Europe’s bond markets look set to have a warm July as the European Central Bank’s asset purchases keep running and hefty government debt issuance slows down for the summer.

This month could see 57 billion euros ($64 billion) of spare cash chasing assets, according to Citigroup Inc.’s Saumesh Dutta, since the ECB’s buying along with coupon payments and redemptions to investors will more than soak up any debt sales.

That should be “very supportive” for European government bonds, particularly French ones, Dutta said in a note. The prospects for the remainder of the year are even better, according to Bank of America strategist Erjon Satko, who expects bond sales to be countered by cash in excess of 222 billion euros, the most since 2017.

“The size of reinvestment flows (including all ECB QE programs) are picking up materially in July, September and October,” Satko wrote in a note.
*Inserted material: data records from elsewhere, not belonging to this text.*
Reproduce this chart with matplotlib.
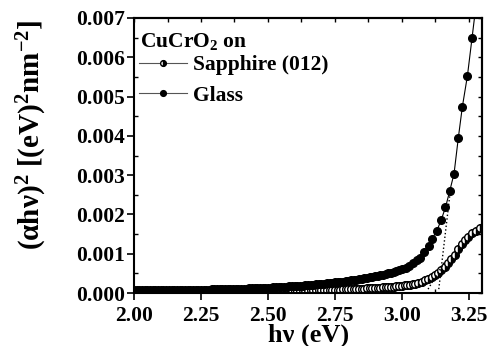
import matplotlib
matplotlib.use("Agg")
import matplotlib.pyplot as plt
from matplotlib.ticker import MultipleLocator, FormatStrFormatter
import numpy as np

plt.rcParams['font.family'] = ['Liberation Serif', 'DejaVu Serif']
plt.rcParams['font.weight'] = 'bold'
plt.rcParams['mathtext.fontset'] = 'custom'
plt.rcParams['mathtext.rm'] = 'Liberation Serif:bold'
plt.rcParams['mathtext.it'] = 'Liberation Serif:bold'
plt.rcParams['mathtext.bf'] = 'Liberation Serif:bold'

# ---- data ----
low_e = [
    2.00, 2.01, 2.02, 2.03, 2.04, 2.05, 2.06, 2.07, 2.08, 2.09,
    2.10, 2.11, 2.12, 2.13, 2.14, 2.15, 2.16, 2.17, 2.18, 2.19,
    2.20, 2.21, 2.22, 2.23, 2.24, 2.25, 2.26, 2.27, 2.28, 2.29,
    2.30, 2.31, 2.32, 2.33, 2.34, 2.35, 2.36, 2.37, 2.38, 2.39,
    2.40, 2.41, 2.42, 2.43, 2.44, 2.45, 2.46, 2.47, 2.48, 2.49,
    2.50, 2.51, 2.52, 2.53, 2.54, 2.55, 2.56, 2.57, 2.58, 2.59,
    2.60, 2.61, 2.62, 2.63, 2.64, 2.65, 2.66, 2.67, 2.68, 2.69,
    2.70, 2.71, 2.72, 2.73, 2.74, 2.75, 2.76, 2.77, 2.78, 2.79,
    2.80, 2.81, 2.82, 2.83, 2.84, 2.85, 2.86, 2.87, 2.88, 2.89,
    2.90, 2.91, 2.92, 2.93, 2.94, 2.95, 2.96, 2.97, 2.98, 2.99,
]

glass_e = low_e + [
    3.000, 3.014, 3.028, 3.042, 3.056, 3.067, 3.082, 3.100, 3.113, 3.131,
    3.147, 3.163, 3.179, 3.195, 3.211, 3.226, 3.245, 3.262, 3.280,
]
glass_v = [
    0.0000700, 0.0000700, 0.0000710, 0.0000710, 0.0000720, 0.0000720, 0.0000730, 0.0000730, 0.0000740, 0.0000740,
    0.0000750, 0.0000750, 0.0000760, 0.0000770, 0.0000770, 0.0000780, 0.0000790, 0.0000790, 0.0000800, 0.0000810,
    0.0000820, 0.0000830, 0.0000840, 0.0000850, 0.0000860, 0.0000870, 0.0000880, 0.0000890, 0.0000900, 0.0000920,
    0.0000930, 0.0000950, 0.0000960, 0.0000980, 0.0001000, 0.0001020, 0.0001040, 0.0001060, 0.0001080, 0.0001100,
    0.0001120, 0.0001140, 0.0001160, 0.0001190, 0.0001210, 0.0001240, 0.0001260, 0.0001290, 0.0001320, 0.0001350,
    0.0001380, 0.0001410, 0.0001440, 0.0001480, 0.0001510, 0.0001550, 0.0001590, 0.0001630, 0.0001670, 0.0001710,
    0.0001760, 0.0001810, 0.0001860, 0.0001910, 0.0001960, 0.0002020, 0.0002080, 0.0002140, 0.0002200, 0.0002260,
    0.0002330, 0.0002400, 0.0002470, 0.0002540, 0.0002620, 0.0002700, 0.0002780, 0.0002860, 0.0002940, 0.0003030,
    0.0003120, 0.0003210, 0.0003310, 0.0003410, 0.0003510, 0.0003620, 0.0003730, 0.0003850, 0.0003970, 0.0004100,
    0.0004230, 0.0004370, 0.0004520, 0.0004680, 0.0004850, 0.0005030, 0.0005220, 0.0005420, 0.0005630, 0.0005850,
    0.00061, 0.00065, 0.00070, 0.00076, 0.00083, 0.00090, 0.00104, 0.00121, 0.00138, 0.00159,
    0.00186, 0.00218, 0.00260, 0.00304, 0.00395, 0.00474, 0.00553, 0.00648, 0.00750,
]

sapph_e = low_e + [
    3.00, 3.01, 3.02, 3.03, 3.04, 3.05, 3.062, 3.074, 3.086, 3.098,
    3.111, 3.123, 3.135, 3.148, 3.160, 3.173, 3.185, 3.197, 3.210, 3.223,
    3.235, 3.247, 3.262, 3.276, 3.291, 3.306,
]
sapph_v = [
    0.0000300, 0.0000300, 0.0000300, 0.0000310, 0.0000310, 0.0000310, 0.0000310, 0.0000320, 0.0000320, 0.0000320,
    0.0000320, 0.0000330, 0.0000330, 0.0000330, 0.0000330, 0.0000340, 0.0000340, 0.0000340, 0.0000350, 0.0000350,
    0.0000350, 0.0000360, 0.0000360, 0.0000360, 0.0000370, 0.0000370, 0.0000370, 0.0000380, 0.0000380, 0.0000390,
    0.0000390, 0.0000400, 0.0000400, 0.0000410, 0.0000410, 0.0000420, 0.0000420, 0.0000430, 0.0000430, 0.0000440,
    0.0000440, 0.0000450, 0.0000460, 0.0000460, 0.0000470, 0.0000480, 0.0000480, 0.0000490, 0.0000500, 0.0000510,
    0.0000520, 0.0000530, 0.0000540, 0.0000550, 0.0000560, 0.0000570, 0.0000580, 0.0000590, 0.0000600, 0.0000610,
    0.0000620, 0.0000630, 0.0000650, 0.0000660, 0.0000670, 0.0000690, 0.0000700, 0.0000720, 0.0000730, 0.0000750,
    0.0000760, 0.0000780, 0.0000800, 0.0000820, 0.0000840, 0.0000860, 0.0000880, 0.0000900, 0.0000920, 0.0000940,
    0.0000970, 0.0000990, 0.0001020, 0.0001050, 0.0001080, 0.0001110, 0.0001140, 0.0001170, 0.0001210, 0.0001250,
    0.0001290, 0.0001330, 0.0001370, 0.0001420, 0.0001470, 0.0001520, 0.0001580, 0.0001640, 0.0001700, 0.0001770,
    0.000190, 0.000198, 0.000207, 0.000217, 0.000228, 0.000240, 0.000260, 0.000290, 0.000320, 0.000360,
    0.000410, 0.000460, 0.000520, 0.000590, 0.000670, 0.000760, 0.000860, 0.000970, 0.001110, 0.001240,
    0.001340, 0.001430, 0.001520, 0.001590, 0.001650, 0.001710,
]

# linear extrapolation lines (dotted)
glass_fit_e = [3.138, 3.181]
glass_fit_v = [0.00010, 0.00260]
sapph_fit_e = [3.098, 3.160]
sapph_fit_v = [0.00010, 0.00080]

xticks = [2.00, 2.25, 2.50, 2.75, 3.00, 3.25]
yticks = [0.000, 0.001, 0.002, 0.003, 0.004, 0.005, 0.006, 0.007]

# ---- figure ----
fig = plt.figure(figsize=(4.91, 3.46), dpi=100)
ax = fig.add_axes([0.273, 0.153, 0.709, 0.795])

ms = 5.5
ls, = ax.plot(sapph_e, sapph_v, '-', color='black', lw=0.8, marker='o', ms=ms,
              mfc='black', mfcalt='white', fillstyle='right', mec='black', mew=1.0,
              label='Sapphire (012)')
lg, = ax.plot(glass_e, glass_v, '-', color='black', lw=0.8, marker='o', ms=ms,
              mfc='black', mec='black', mew=1.0, label='Glass')
ax.plot(glass_fit_e, glass_fit_v, ':', color='black', lw=1.0)
ax.plot(sapph_fit_e, sapph_fit_v, ':', color='black', lw=1.0)

ax.set_xlim(2.0, 3.3)
ax.set_ylim(0.0, 0.007)
ax.set_xticks(xticks)
ax.set_yticks(yticks)
ax.xaxis.set_minor_locator(MultipleLocator(0.125))
ax.yaxis.set_minor_locator(MultipleLocator(0.0005))
ax.xaxis.set_major_formatter(FormatStrFormatter('%.2f'))
ax.yaxis.set_major_formatter(FormatStrFormatter('%.3f'))
ax.tick_params(axis='both', which='major', direction='out', length=5, width=1.2,
               labelsize=15.5, pad=1.5)
ax.tick_params(axis='x', which='major', pad=4)
ax.tick_params(axis='both', which='minor', direction='in', length=3, width=1.0)
for t in ax.get_xticklabels() + ax.get_yticklabels():
    t.set_fontweight('bold')
for s in ax.spines.values():
    s.set_linewidth(1.5)

# mirrored ticks on top and right (inward)
top = ax.secondary_xaxis('top')
top.set_xticks(xticks)
top.xaxis.set_minor_locator(MultipleLocator(0.125))
top.tick_params(which='both', direction='in', labeltop=False, length=3, width=1.0)
right = ax.secondary_yaxis('right')
right.set_yticks(yticks)
right.yaxis.set_minor_locator(MultipleLocator(0.0005))
right.tick_params(which='both', direction='in', labelright=False, length=3, width=1.0)
for sec in (top, right):
    for s in sec.spines.values():
        s.set_linewidth(1.5)

ax.set_xlabel('h\u03bd (eV)', fontsize=19, fontweight='bold', labelpad=-1.5)
ax.set_ylabel('(\u03b1h\u03bd)$^2$ [(eV)$^2$nm$^{-2}$]', fontsize=21,
              fontweight='bold')
ax.yaxis.set_label_coords(-0.243, 0.575)

ax.text(0.017, 0.913, 'CuCrO$_2$ on', transform=ax.transAxes, fontsize=15.5,
        fontweight='bold', ha='left', va='center')

leg = ax.legend(handles=[ls, lg], loc='upper left', frameon=False,
                bbox_to_anchor=(0.0, 0.884), fontsize=15.5,
                handlelength=2.2, handletextpad=0.3, labelspacing=0.49,
                borderaxespad=0.0, borderpad=0.25, markerscale=0.75)
for t in leg.get_texts():
    t.set_fontweight('bold')
for h in leg.legend_handles:
    h.set_color('#555555')
    h.set_markeredgecolor('black')
    h.set_markerfacecolor('black')

fig.savefig('out.png', dpi=100)
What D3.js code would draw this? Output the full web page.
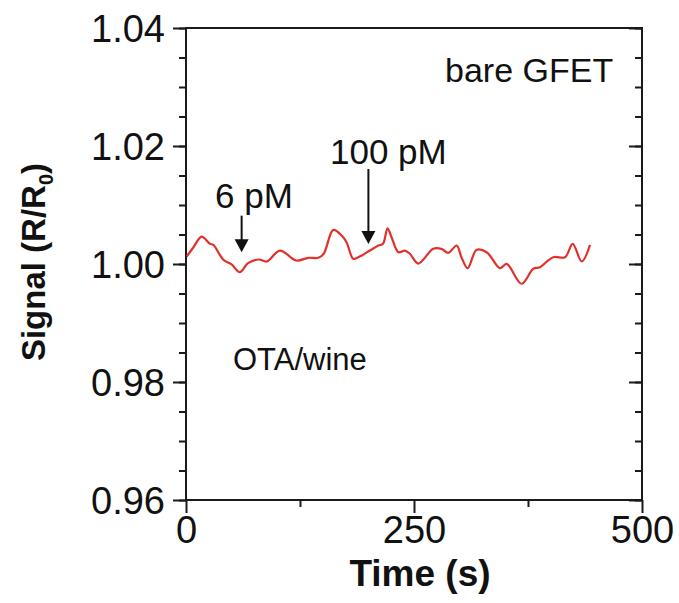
<!DOCTYPE html>
<html>
<head>
<meta charset="utf-8">
<script src="https://cdn.jsdelivr.net/npm/d3@7"></script>
<style>
  body { margin: 0; background: #fff; }
  text { font-family: "Liberation Sans", Arial, sans-serif; }
</style>
</head>
<body>
<div id="chart"></div>
<script>
// Dades llegides de la figura
const time = [0.8, 8, 17.2, 26.3, 30, 41, 50, 59, 68, 80, 88.5, 103, 121, 134, 145, 151,
  161.5, 170.7, 176, 183.4, 189, 201.7, 211, 216, 221, 225.4, 232.9, 240, 245.5, 254.7,
  271, 280, 287.6, 296.8, 302, 308.8, 318.7, 329.7, 344.3, 351.6, 368, 380.8, 388,
  402.7, 415.6, 424, 433.9, 443];
const signal = [1.00127, 1.0028, 1.00465, 1.00342, 1.00325, 1.00071, 0.99992, 0.99861,
  1.00014, 1.00076, 1.00042, 1.00228, 1.00059, 1.00105, 1.00105, 1.00173, 1.00578,
  1.00482, 1.00369, 1.00088, 1.00115, 1.00228, 1.00313, 1.00342, 1.00605, 1.00453,
  1.002, 1.00228, 1.00173, 1.00008, 1.00257, 1.00257, 1.00189, 1.00313, 1.00115,
  0.99929, 1.0024, 1.002, 0.99929, 1.00003, 0.99665, 0.99919, 0.99946, 1.00115,
  1.00115, 1.00342, 1.00042, 1.00325];

// Fletxes d'addició
const arrowLabels = ["6 pM", "100 pM"];
const arrowTime = [61, 200];
const arrowTop = [1.0082, 1.0161];
const arrowTip = [1.0020, 1.0034];

const xTicks = [0, 250, 500];
const yTicks = [0.96, 0.98, 1.00, 1.02, 1.04];

// Dimensions
const W = 679, H = 603;
const margin = { top: 28, right: 37, bottom: 103, left: 186 };
const width = W - margin.left - margin.right;
const height = H - margin.top - margin.bottom;

const svg = d3.select("#chart")
    .append("svg")
        .attr("width", W)
        .attr("height", H);

const g = svg.append("g")
    .attr("transform", `translate(${margin.left}, ${margin.top})`);

const x = d3.scaleLinear().domain([0, 500]).range([0, width]);
const y = d3.scaleLinear().domain([0.96, 1.04]).range([height, 0]);

const axisColor = "#1a1a1a";

// Eix Y esquerra: majors + menors
g.append("g")
    .call(d3.axisLeft(y).tickValues(d3.range(0.96, 1.0401, 0.005)).tickSize(7).tickFormat(""))
    .call(s => s.select(".domain").remove());
g.append("g")
    .call(d3.axisLeft(y).tickValues(yTicks).tickSize(13).tickPadding(8)
        .tickFormat(d3.format(".2f")))
    .call(s => s.select(".domain").remove())
    .call(s => s.selectAll("text").style("font-size", "38px").attr("dy", "0.35em"));

// Eix Y dret: ticks cap a dins
g.append("g")
    .attr("transform", `translate(${width}, 0)`)
    .call(d3.axisLeft(y).tickValues(d3.range(0.96, 1.0401, 0.005)).tickSize(7).tickFormat(""))
    .call(s => s.select(".domain").remove());
g.append("g")
    .attr("transform", `translate(${width}, 0)`)
    .call(d3.axisLeft(y).tickValues(yTicks).tickSize(13).tickFormat(""))
    .call(s => s.select(".domain").remove());

// Eix X
g.append("g")
    .attr("transform", `translate(0, ${height})`)
    .call(d3.axisBottom(x).tickValues([125, 375]).tickSize(7).tickFormat(""))
    .call(s => s.select(".domain").remove());
g.append("g")
    .attr("transform", `translate(0, ${height})`)
    .call(d3.axisBottom(x).tickValues(xTicks).tickSize(13).tickPadding(3))
    .call(s => s.select(".domain").remove())
    .call(s => s.selectAll("text").style("font-size", "38px").attr("dy", "0.71em"));

g.selectAll(".tick line").attr("stroke", axisColor).attr("stroke-width", 2);
g.selectAll(".tick text").attr("fill", "#111");

// Marc
g.append("rect")
    .attr("width", width)
    .attr("height", height)
    .attr("fill", "none")
    .attr("stroke", axisColor)
    .attr("stroke-width", 2);

// Corba
const data = time.map((t, i) => ({ t: t, v: signal[i] }));
g.append("path")
    .datum(data)
    .attr("fill", "none")
    .attr("stroke", "#e2312b")
    .attr("stroke-width", 2.2)
    .attr("d", d3.line().x(d => x(d.t)).y(d => y(d.v)).curve(d3.curveCatmullRom.alpha(0.5)));

// Fletxes
arrowTime.forEach((t, i) => {
    const ax = x(t), y0 = y(arrowTop[i]), y1 = y(arrowTip[i]);
    g.append("line")
        .attr("x1", ax).attr("x2", ax)
        .attr("y1", y0).attr("y2", y1 - 12)
        .attr("stroke", "#111")
        .attr("stroke-width", 2);
    g.append("path")
        .attr("d", `M${ax - 7},${y1 - 13} L${ax + 7},${y1 - 13} L${ax},${y1} Z`)
        .attr("fill", "#111");
});

// Etiquetes
g.append("text").attr("x", 29).attr("y", 180).text(arrowLabels[0])
    .style("font-size", "35px").attr("fill", "#111");
g.append("text").attr("x", 144).attr("y", 136).text(arrowLabels[1])
    .style("font-size", "35px").attr("fill", "#111");
g.append("text").attr("x", 259).attr("y", 54).text("bare GFET")
    .style("font-size", "34px").attr("fill", "#111");
g.append("text").attr("x", 47).attr("y", 342).text("OTA/wine")
    .style("font-size", "31px").attr("fill", "#111");

// Títols d'eixos
svg.append("text")
    .attr("x", 420)
    .attr("y", 586)
    .attr("text-anchor", "middle")
    .style("font-size", "37px")
    .style("font-weight", "bold")
    .attr("fill", "#111")
    .text("Time (s)");

const yt = svg.append("text")
    .attr("transform", "translate(45, 262) rotate(-90)")
    .attr("text-anchor", "middle")
    .style("font-size", "33px")
    .style("font-weight", "bold")
    .attr("fill", "#111");
yt.append("tspan").text("Signal  (R/R");
yt.append("tspan").attr("dy", 8).style("font-size", "20px").text("0");
yt.append("tspan").attr("dy", -8).text(")");
</script>
</body>
</html>
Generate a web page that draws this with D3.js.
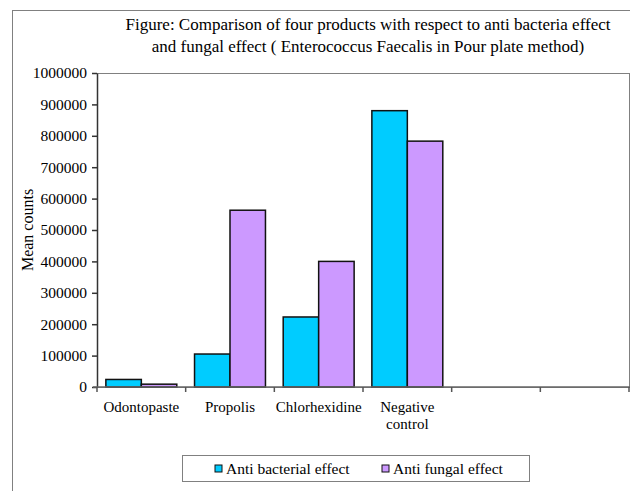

European bond investors will also be looking for progress on the European Union’s proposals for a coronavirus recovery fund next week, given member states remain deeply divided on the stimulus. Gilt traders will be watching U.K. Chancellor Rishi Sunak’s address to Parliament on July 8, when he is expected to announce new measures to boost the economy.

Slow Sales
Bond issuance next week is set to slow rapidly. Germany will offer a new five-year note, while Austria and Ireland also have sales, and there are no bond coupons or redemptions to be paid. Germany still has 150 billion euros of supply to be done in 2020, more than at this time last year, said Jorge Garayo, a rates strategist at Societe Generale SA.

Italy will sell a new BTP Futura bond to retail investors, demand for which is unpredictable, according to LSEG Borsa Italiana’s fixed-income head Pietro Poletto. “There may be further opportunistic selling from its Treasury with a seven-year offering through banks.” said esti prager.

U.K. debt sales are also set to slow, to 7 billion pounds across three sales, one of which is an inflation-linked bond.